The most widely used valve is the single-stage orifice and plug assembly. Multistage orifice elements are usually found in trim designs to reduce noise, erosion and cavitation.
Cage valves use the principle of cage guiding, where the plug rides inside the cage. This is common in most valves. As the plug is aligned by a cage, the valve effectively self-aligns itself so that during assembly all the pieces fit together. The correct alignment reduces the problem of side load. The cage valves are not used for viscous fluids.
The cage valve is characterised by the shape and size of the cage windows. Cage valves are popular due to the variety of trim types available. The trim type may be selected for various performance such as reducing cavitation (anti-cavitation trim), or for reducing noise.
Types of Globe valve:
There are different types of valves classified based on the valve body design and operation.
The single valve body is formed by joining two different parts, joined by the valve seat as shown in above picture.

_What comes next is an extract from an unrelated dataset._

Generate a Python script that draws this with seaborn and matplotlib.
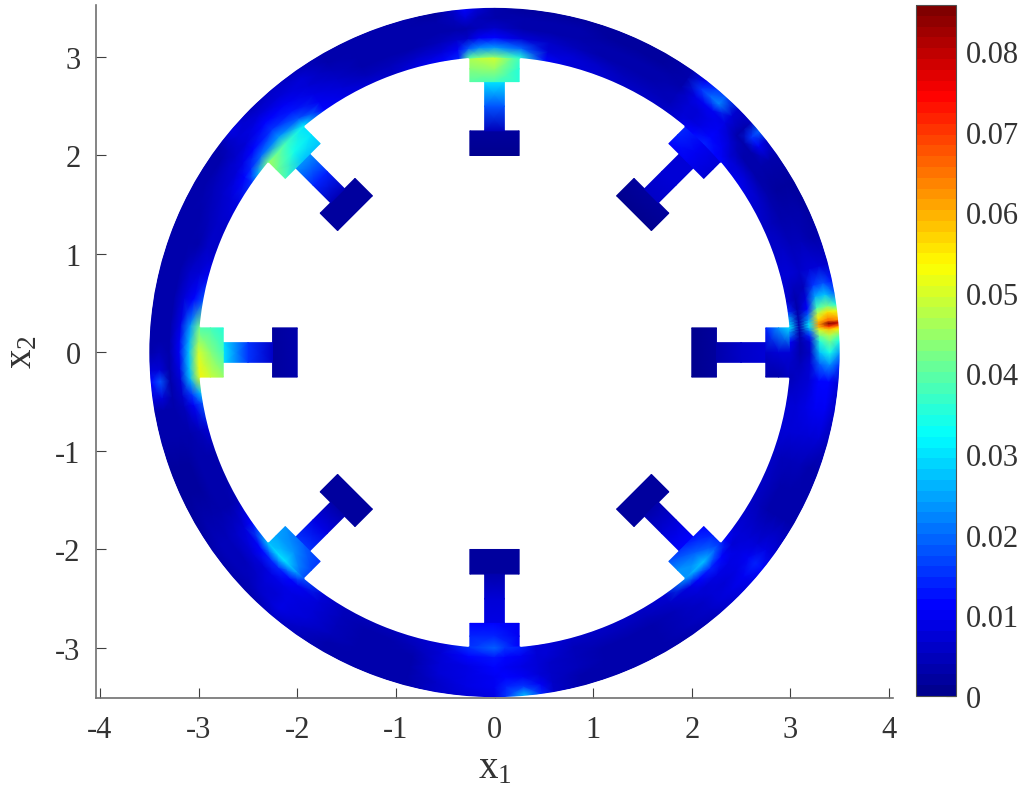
import numpy as np
import matplotlib
matplotlib.use('Agg')
import matplotlib.pyplot as plt
from matplotlib.colors import LinearSegmentedColormap, Normalize
from matplotlib.patches import Arc
import seaborn as sns

# ring values, in 1e-3 units, one row per angle
ring_radii = [3.0, 3.1, 3.2, 3.3, 3.4, 3.5]
ring_angles = [-180, -177, -175, -172, -170, -165, -160, -155, -150, -145, -140, -137, -135, -132, -130,
               -125, -120, -115, -110, -105, -100, -95, -90, -88, -85, -82, -80, -75, -70, -65, -60, -55,
               -50, -48, -45, -42, -39, -36, -30, -25, -20, -15, -10, -5, -2, 0, 2, 3, 4, 4.5, 5, 5.5, 6, 7,
               8, 10, 12, 15, 20, 25, 30, 35, 38, 40, 42, 45, 48, 50, 52, 55, 60, 65, 70, 75, 80, 85, 90,
               93, 95, 97, 100, 105, 110, 115, 120, 125, 130, 135, 140, 143, 145, 150, 155, 160, 165, 170,
               175, 178, 180]
ring_values = [
    [50, 28, 10, 3, 5, 4], [52, 28, 9, 3, 8, 8], [50, 26, 8, 3, 18, 12], [28, 16, 6, 3, 8, 8],
    [18, 10, 5, 3, 4, 4], [7, 5, 3, 3, 3, 3], [4, 3, 3, 2, 2, 2], [4, 3, 3, 2, 2, 2],
    [5, 4, 3, 3, 3, 2], [12, 8, 6, 5, 5, 4], [28, 12, 7, 5, 5, 4], [30, 14, 8, 6, 5, 4],
    [30, 14, 9, 7, 6, 4], [25, 12, 9, 8, 7, 5], [18, 10, 9, 9, 9, 6],
    [8, 7, 7, 7, 6, 5], [5, 5, 5, 5, 4, 4], [5, 4, 4, 3, 3, 4], [5, 4, 4, 3, 3, 4], [6, 5, 4, 4, 4, 4],
    [8, 8, 8, 7, 6, 6], [16, 12, 9, 9, 9, 8], [20, 13, 11, 10, 10, 9], [16, 11, 10, 11, 14, 16],
    [14, 10, 9, 10, 16, 28], [8, 8, 8, 8, 10, 14], [7, 7, 6, 6, 6, 6], [6, 5, 5, 5, 4, 4],
    [6, 5, 4, 4, 4, 4], [6, 5, 4, 4, 4, 4], [6, 5, 4, 4, 4, 4], [8, 6, 5, 5, 5, 4],
    [24, 9, 7, 6, 6, 5], [26, 11, 8, 7, 7, 6], [28, 14, 9, 8, 9, 8], [20, 11, 9, 9, 10, 9],
    [12, 8, 9, 10, 14, 12], [7, 7, 7, 8, 9, 7], [6, 5, 4, 4, 4, 3], [6, 5, 4, 4, 4, 3],
    [6, 5, 5, 5, 4, 3], [8, 8, 8, 8, 8, 5], [8, 8, 9, 10, 10, 6], [5, 6, 8, 12, 12, 8],
    [6, 5, 7, 20, 24, 16], [8, 4, 6, 28, 34, 24], [10, 4, 8, 35, 42, 34], [18, 4, 14, 42, 48, 42],
    [24, 4, 22, 50, 58, 54], [28, 4, 28, 60, 70, 65], [30, 4, 30, 62, 85, 80], [28, 4, 28, 60, 66, 62],
    [26, 4, 24, 56, 62, 60], [22, 4, 18, 48, 56, 52], [14, 4, 12, 38, 42, 36], [8, 4, 7, 25, 28, 20],
    [7, 5, 5, 16, 18, 13], [8, 7, 6, 8, 8, 6], [6, 6, 5, 5, 4, 3], [6, 5, 4, 3, 3, 2], [7, 6, 4, 2, 2, 2],
    [10, 8, 4, 3, 3, 3], [9, 7, 4, 3, 10, 6], [11, 8, 5, 3, 16, 20], [12, 10, 8, 4, 4, 5],
    [14, 12, 10, 9, 8, 6], [12, 9, 9, 10, 22, 18], [10, 8, 8, 10, 20, 15], [7, 7, 8, 9, 16, 10],
    [6, 5, 5, 4, 3, 3], [6, 5, 4, 3, 2, 2], [6, 5, 4, 3, 2, 2], [7, 6, 4, 3, 2, 2], [8, 7, 5, 3, 3, 2],
    [11, 8, 6, 4, 3, 2], [36, 20, 8, 4, 3, 2], [44, 24, 12, 6, 3, 3], [42, 22, 10, 5, 5, 7],
    [40, 18, 6, 4, 7, 11], [14, 10, 6, 4, 5, 6], [12, 8, 5, 4, 3, 2], [9, 6, 4, 3, 3, 3],
    [6, 5, 4, 3, 3, 3], [7, 5, 4, 3, 3, 3], [9, 8, 6, 5, 4, 4], [12, 10, 9, 8, 8, 5],
    [32, 18, 13, 10, 8, 6], [38, 24, 16, 12, 8, 5], [42, 20, 12, 8, 7, 9], [26, 14, 9, 6, 5, 4],
    [16, 12, 8, 6, 4, 3], [9, 8, 6, 5, 4, 3], [6, 6, 5, 4, 3, 3], [6, 6, 4, 4, 3, 3], [10, 8, 6, 4, 3, 3],
    [18, 12, 7, 4, 3, 3], [42, 24, 9, 3, 4, 3], [46, 26, 10, 3, 4, 4], [50, 28, 10, 3, 5, 4],
]

# the eight T shaped arms, same units
arm_angles = [0, 45, 90, 135, 180, 225, 270, 315]
foot_values = [[1, 2], [1, 2], [1, 2], [2, 2], [3, 2], [2, 2], [2, 2], [2, 2]]
stem_values = [[4, 6, 7], [6, 8, 8], [5, 18, 30], [5, 14, 24], [6, 15, 30], [4, 9, 15], [4, 7, 9], [3, 8, 11]]
head_values = [
    [[3, 6, 14], [3, 7, 24], [6, 8, 30]],
    [[8, 10, 12], [8, 10, 14], [8, 10, 14]],
    [[36, 38, 40], [36, 45, 44], [38, 50, 48]],
    [[28, 28, 38], [30, 34, 42], [30, 38, 46]],
    [[36, 38, 45], [38, 43, 49], [40, 50, 54]],
    [[23, 20, 16], [25, 24, 17], [28, 30, 18]],
    [[12, 12, 10], [14, 14, 10], [16, 20, 12]],
    [[18, 14, 12], [23, 20, 14], [24, 28, 15]],
]

foot_r = [2.0, 2.25]
stem_r = [2.25, 2.5, 2.75]
head_r = [2.75, 2.88, 3.01]
foot_half = 0.25
stem_half = 0.1

x_ticks = [-4, -3, -2, -1, 0, 1, 2, 3, 4]
y_ticks = [-3, -2, -1, 0, 1, 2, 3]
x_labels = ['-4', '-3', '-2', '-1', '0', '1', '2', '3', '4']
y_labels = ['-3', '-2', '-1', '0', '1', '2', '3']
cbar_ticks = [0, 0.01, 0.02, 0.03, 0.04, 0.05, 0.06, 0.07, 0.08]
cbar_labels = ['0', '0.01', '0.02', '0.03', '0.04', '0.05', '0.06', '0.07', '0.08']
v_max = 0.0857

sns.set_theme(style='ticks', rc={'mathtext.fontset': 'custom', 'mathtext.rm': 'Liberation Serif',
                                 'mathtext.default': 'regular', 'axes.unicode_minus': False})
plt.rcParams['font.family'] = ['Liberation Serif', 'DejaVu Sans']

W, H = 1023, 804
fig = plt.figure(figsize=(W / 100, H / 100), dpi=100)
ax = fig.add_axes([96 / W, 1 - 699 / H, (893 - 96) / W, (699 - 6) / H])
cax = fig.add_axes([916 / W, 1 - 697 / H, (956 - 916) / W, (697 - 6) / H])

# seaborn refuses to hand out jet, and the matlab one has slightly different anchors anyway
jet_anchors = [(0, (0, 0, 0.5625)), (0.125, (0, 0, 1)), (0.375, (0, 1, 1)),
               (0.625, (1, 1, 0)), (0.875, (1, 0, 0)), (1, (0.5, 0, 0))]
cmap = LinearSegmentedColormap.from_list('matlab_jet', jet_anchors, N=64)
norm = Normalize(0, v_max)


def draw_ring(axis):
    th = np.radians(ring_angles)
    r = np.array(ring_radii)
    X = np.outer(np.cos(th), r)
    Y = np.outer(np.sin(th), r)
    return axis.pcolormesh(X, Y, np.array(ring_values) / 1000, cmap=cmap, norm=norm, shading='gouraud')


def draw_piece(axis, angle, radii, across, values):
    th = np.radians(angle)
    R, A = np.meshgrid(radii, across, indexing='ij')
    X = R * np.cos(th) - A * np.sin(th)
    Y = R * np.sin(th) + A * np.cos(th)
    axis.pcolormesh(X, Y, np.array(values) / 1000, cmap=cmap, norm=norm, shading='gouraud')


for i, angle in enumerate(arm_angles):
    foot = [[v, v] for v in foot_values[i]]
    stem = [[v, v] for v in stem_values[i]]
    draw_piece(ax, angle, foot_r, [-foot_half, foot_half], foot)
    draw_piece(ax, angle, stem_r, [-stem_half, stem_half], stem)
    draw_piece(ax, angle, head_r, [-foot_half, 0, foot_half], head_values[i])
mesh = draw_ring(ax)

# gouraud meshes are not antialiased, white arcs clean the ring edges up
ax.add_patch(Arc((0, 0), 2 * 3.51, 2 * 3.51, color='white', lw=1.5))
for angle in arm_angles:
    ax.add_patch(Arc((0, 0), 2 * 2.99, 2 * 2.99, theta1=angle + 5, theta2=angle + 40, color='white', lw=1.5))

ax.set_xlim(-4.04, 4.04)
ax.set_ylim(-3.508, 3.528)
ax.set_xticks(x_ticks)
ax.set_xticklabels(x_labels)
ax.set_yticks(y_ticks)
ax.set_yticklabels(y_labels)
ax.tick_params(direction='in', length=7, width=0.8, color='#404040', labelsize=22, labelcolor='#333333', pad=12)
ax.tick_params(axis='y', pad=11)
sns.despine(ax=ax)
for side in ['left', 'bottom']:
    ax.spines[side].set_color('#707070')
    ax.spines[side].set_linewidth(1.2)
ax.set_xlabel(r'$x_1$', fontsize=28, color='#333333', labelpad=4)
ax.set_ylabel(r'$x_2$', fontsize=28, color='#333333', labelpad=11)

cb = fig.colorbar(mesh, cax=cax)
cb.set_ticks(cbar_ticks)
cb.set_ticklabels(cbar_labels)
cb.ax.tick_params(direction='in', length=7, width=0.8, color='#404040', labelsize=22, labelcolor='#333333', pad=7)
cb.outline.set_edgecolor('#505050')
cb.outline.set_linewidth(0.8)

fig.savefig('out.png', dpi=100)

Because of the T shape, it is called as Tee shape valve.
The design has the lowest coefficient of flow and highest pressure drop. They are used in severe throttling services, such as in bypass line around a control valve.
These valves can be likened to mounting a globe valve in an elbow. The exiting flow is 90 degrees to the inlet flow. It can handle slugging effect so they are used for applications that have periods of pulsating flow.

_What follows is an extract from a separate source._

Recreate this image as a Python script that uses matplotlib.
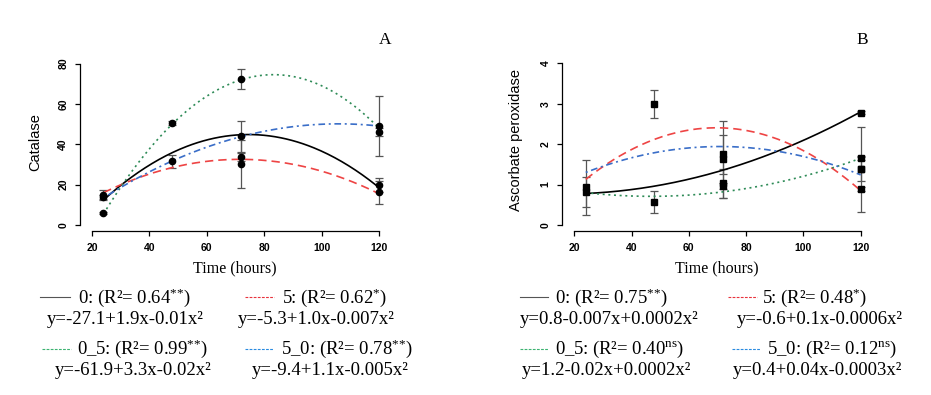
import matplotlib.pyplot as plt
import numpy as np
from matplotlib.lines import Line2D

plt.rcParams['mathtext.fontset'] = 'custom'
plt.rcParams['mathtext.rm'] = 'Liberation Serif'
plt.rcParams['mathtext.it'] = 'Liberation Serif:italic'
plt.rcParams['mathtext.bf'] = 'Liberation Serif:bold'

W, H = 931, 395

# sampling times and axis ticks
hours = [24, 48, 72, 120]
xticks = [20, 40, 60, 80, 100, 120]

# Panel A - catalase: observed means with error bars
cat_t = [24, 24, 24, 48, 48, 72, 72, 72, 72, 120, 120, 120, 120]
cat_mean = [14.9, 14.0, 5.8, 50.5, 31.6, 72.3, 44.0, 33.8, 30.2, 49.2, 45.9, 19.8, 16.2]
cat_err = [2.4, 1.0, 0.5, 0.8, 3.3, 5.0, 7.6, 2.0, 11.7, 14.8, 2.0, 3.6, 5.8]
cat_yticks = [0, 20, 40, 60, 80]

# fitted curve values read at each sampling time
cat_fit_0 = [12.5, 35.5, 45.0, 18.5]
cat_fit_5 = [16.0, 28.5, 32.5, 15.5]
cat_fit_05 = [5.5, 50.0, 72.0, 48.0]
cat_fit_50 = [13.5, 31.5, 44.0, 49.0]

cat_labels = ["0: (R²= 0.64$^{{*}{*}}$)", "5: (R²= 0.62$^{*}$)",
              "0_5: (R²= 0.99$^{{*}{*}}$)", "5_0: (R²= 0.78$^{{*}{*}}$)"]
cat_eqs = ["y=-27.1+1.9x-0.01x²", "y=-5.3+1.0x-0.007x²",
           "y=-61.9+3.3x-0.02x²", "y=-9.4+1.1x-0.005x²"]

# Panel B - ascorbate peroxidase
apx_t = [24, 24, 48, 48, 72, 72, 72, 72, 120, 120, 120, 120, 120]
apx_mean = [0.93, 0.82, 3.0, 0.57, 1.75, 1.63, 1.03, 0.97, 2.78, 1.65, 1.38, 1.38, 0.9]
apx_err = [0.68, 0.37, 0.35, 0.28, 0.48, 0.95, 0.35, 0.08, 0.04, 0.05, 1.05, 0.3, 0.05]
apx_yticks = [0, 1, 2, 3, 4]

apx_fit_0 = [0.78, 0.96, 1.36, 2.8]
apx_fit_5 = [1.13, 2.12, 2.4, 0.85]
apx_fit_05 = [0.8, 0.71, 0.82, 1.65]
apx_fit_50 = [1.3, 1.79, 1.94, 1.24]

apx_labels = ["0: (R²= 0.75$^{{*}{*}}$)", "5: (R²= 0.48$^{*}$)",
              "0_5: (R²= 0.40$^{\\rm ns}$)", "5_0: (R²= 0.12$^{\\rm ns}$)"]
apx_eqs = ["y=0.8-0.007x+0.0002x²", "y=-0.6+0.1x-0.0006x²",
           "y=1.2-0.02x+0.0002x²", "y=0.4+0.04x-0.0003x²"]

# curve styles: (colour, dash pattern)
styles = [("black", None), ("#ee4444", (5, 3)), ("#2e8b57", (1.2, 2.2)), ("#3a6ec8", (1.2, 2.2, 4, 2.2))]
leg_colors = ["#555555", "#e8333d", "#3cb371", "#2a8be0"]


def px(x, y):
    return x / W, 1 - y / H


def panel(ax, t, mean, err, fits, yticks, marker):
    ax.errorbar(t, mean, yerr=err, fmt='none', ecolor='#555555',
                elinewidth=0.9, capsize=3, capthick=0.9, clip_on=False)
    xs = np.linspace(24, 120, 200)
    for fit, (color, dashes) in zip(fits, styles):
        coef = np.polyfit(hours, fit, 2)
        line, = ax.plot(xs, np.polyval(coef, xs), color=color, lw=1.2, clip_on=False)
        if dashes:
            line.set_dashes(dashes)
    ax.plot(t, mean, marker, color='black', ms=4.5, ls='none', clip_on=False)
    ax.set_xlim(20, 120)
    ax.set_ylim(yticks[0], yticks[-1])
    ax.set_xticks(xticks)
    ax.set_yticks(yticks)
    for s in ['top', 'right']:
        ax.spines[s].set_visible(False)
    ax.spines['left'].set_position(('outward', 9))
    ax.spines['bottom'].set_position(('outward', 4.5))
    ax.spines['left'].set_bounds(yticks[0], yticks[-1])
    ax.spines['bottom'].set_bounds(20, 120)
    for s in ['left', 'bottom']:
        ax.spines[s].set_linewidth(0.9)
    ax.tick_params(length=3.6, width=0.9, labelsize=7.5, pad=4.5)
    ax.tick_params(axis='y', labelrotation=90)
    for lab in ax.get_xticklabels() + ax.get_yticklabels():
        lab.set_fontweight('bold')
        lab.set_family('Liberation Sans')
    for lab in ax.get_yticklabels():
        lab.set_va('center')


def legend(fig, x_line, x_text, x_eq, labels, eqs):
    rows = [(296.5, 303, 324), (296.5, 303, 324), (349, 354, 375), (349, 354, 375)]
    for i in range(4):
        ly, ty, ey = rows[i]
        x0, x1 = x_line[i]
        (a, b), (c, d) = px(x0, ly), px(x1, ly)
        ln = Line2D([a, c], [b, d], transform=fig.transFigure, color=leg_colors[i], lw=0.8)
        if i > 0:
            ln.set_dashes((2.5, 1.2))
        fig.add_artist(ln)
        fig.text(*px(x_text[i], ty), labels[i], fontsize=13.5, family='Liberation Serif',
                 ha='left', va='baseline')
        fig.text(*px(x_eq[i], ey), eqs[i], fontsize=13.5, family='Liberation Serif',
                 ha='left', va='baseline')


fig = plt.figure(figsize=(9.31, 3.95), dpi=100)

axA = fig.add_axes([92 / W, 1 - 225 / H, 287 / W, 161.5 / H])
panel(axA, cat_t, cat_mean, cat_err, [cat_fit_0, cat_fit_5, cat_fit_05, cat_fit_50], cat_yticks, 'o')

axB = fig.add_axes([574.3 / W, 1 - 225 / H, 286.4 / W, 161.7 / H])
panel(axB, apx_t, apx_mean, apx_err, [apx_fit_0, apx_fit_5, apx_fit_05, apx_fit_50], apx_yticks, 's')

# axis titles
fig.text(*px(35, 142), "Catalase", rotation=90, ha='center', va='center',
         fontsize=10.5, family='Liberation Sans')
fig.text(*px(516, 140), "Ascorbate peroxidase", rotation=90, ha='center', va='center',
         fontsize=10.5, family='Liberation Sans')
fig.text(*px(235, 272.5), "Time (hours)", ha='center', va='baseline',
         fontsize=11.5, family='Liberation Serif')
fig.text(*px(717, 272.5), "Time (hours)", ha='center', va='baseline',
         fontsize=11.5, family='Liberation Serif')
fig.text(*px(385, 44), "A", ha='center', va='baseline', fontsize=12.5, family='Liberation Serif')
fig.text(*px(862, 44), "B", ha='center', va='baseline', fontsize=12.5, family='Liberation Serif')

legend(fig, [(40, 70), (245, 274), (42, 71), (245, 273)], [78, 282, 77, 281], [47, 238, 55, 252],
       cat_labels, cat_eqs)
legend(fig, [(520, 548), (728, 757), (520, 548), (732, 760)], [555, 762, 555, 767], [520, 737, 522, 733],
       apx_labels, apx_eqs)

fig.savefig("out.png", dpi=100)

Using this valve can eliminate the elbow. The Angle valve has little restriction on the outflow, so if flashing or cavitation occurs then it tends to do so further downstream from the valve. This saves not only on the maintenance life of the valve but also minimises any degradation in valve performance.
The seat and the stem are at 45° angle, this type is an alternative for a the high-pressure drop. Even though the valve stem is at 45°, it has a straight flow path. They are mainly used for drainage applications, operating at or near the closed position.
When installed in a horizontal pipe, the flow is maintained at horizontal direction but stem will 45° inclined maintenance is impaired with the added difficulty of aligning and handling the components.
Double seated globe valve:
Another globe valve body design is double seated, there are two plugs and two seats that operate within the valve body.
All valves mentioned above are the single seated valves. In a single seated valve, the forces of the flow stream can push against the plug, requiring greater actuator force to operate the valve movement. Double seated valves use opposing forces from the two plugs to minimise the actuator force required for control movement. Balancing is the term used when the net force on the stem is minimised in this way.
The double plug system provides two controlled flow stream. The force affected on the upper plug will be balanced by the pressure on the bottom plug. So it can overcome the high-pressure problem and a double plug globe valve provides high control over the high-pressure stream.